More sex, more schemes, and new famous faces: Hoult and Fanning raise a glass to what’s in store when the outrageous Hulu dramedy returns.
“He just does not get it.”
Elle Fanning is lamenting the fact that her The Great costar Nicholas Hoult did not laugh at her appropriately crude joke. The two, who play Russia’s Catherine the Great and Emperor Peter III in the outrageous Hulu dramedy series, have reunited for EW’s cover shoot in Savannah (as luck would have it, they’re both in Georgia filming different projects) having recently wrapped the Emmy-nominated show’s upcoming second season.

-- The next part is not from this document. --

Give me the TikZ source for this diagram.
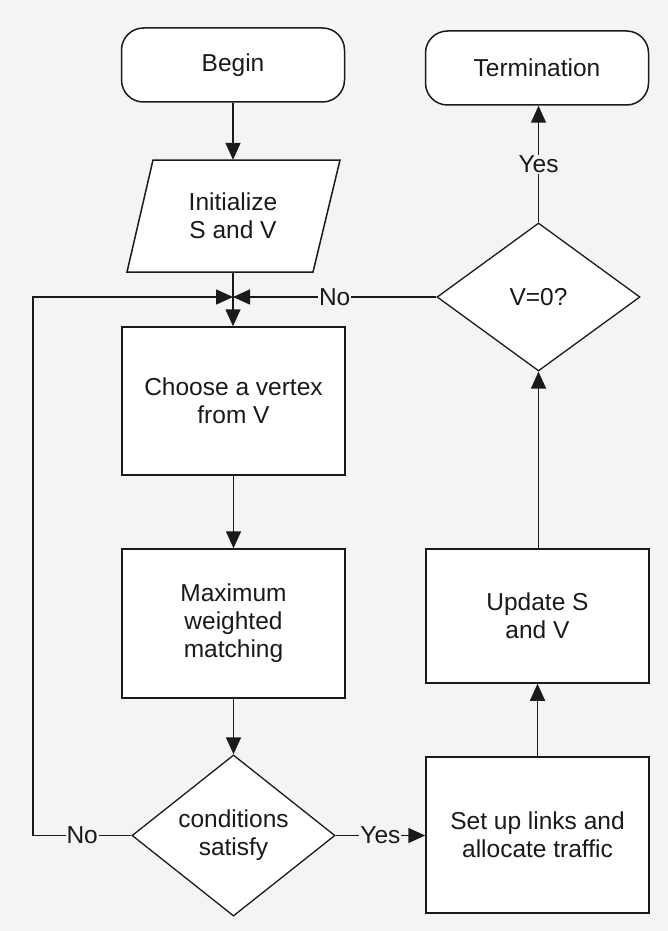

The joke in question involved another princess, albeit a fictional one — Cinderella. Instead of a slipper, though, this version was in need of a tampon. As Fanning tells it, Cinderella’s fairy godmother obliged but warned her that if she was not back by midnight, it would turn into a pumpkin. She goes to the ball and returns much later than midnight, much to the fairy godmother’s surprise. “Where on earth were you? How did you do it?” she asks incredulously. To which Cinderella replies with a wink, “Oh, I was with this guy. I think his name was Peter Peter Pumpkin Eater.”
Hoult’s confusion is still written all over his face as Fanning recounts this. There’s a certain level of irony involved in the interaction, given that on The Great it is usually Hoult’s Peter saying ludicrous things to the bewilderment of Fanning’s more refined royal. Not to be outdone, though, Hoult will spend the rest of the shoot making japes and jests, particularly about a comically large slice of ginger in a prop cocktail.
This competitive dynamic exists between the actors both on and off screen. “The characters of Catherine and Peter are always trying to one-up each other,” Hoult explains. “Elle and I have a healthy habit of doing the same to each other as actors. Within scenes, we’re completely supportive and trying to get the best from each other — but also at the same time, battling within it and having fun.” Underscoring his point: As the two are vamping it up under the bright lights and the snapping cameras at the shoot, Hoult goes in for a kiss. Just before their lips can meet, he pops a macaron into his mouth with a cat-ate-the-canary grin.
It’s this battle of wills and wits that lies at the heart of season 2, all 10 episodes of which are available Friday. At the end of the critically acclaimed first season, Catherine’s big attempt to pull off a coup and unseat her husband was in full swing, and she had just seemingly sacrificed her lover Leo (Sebastian de Souza) to the cause — although the outcome of both of these events was not shown on screen. Oh, and there was the small matter of her being pregnant with Peter’s child.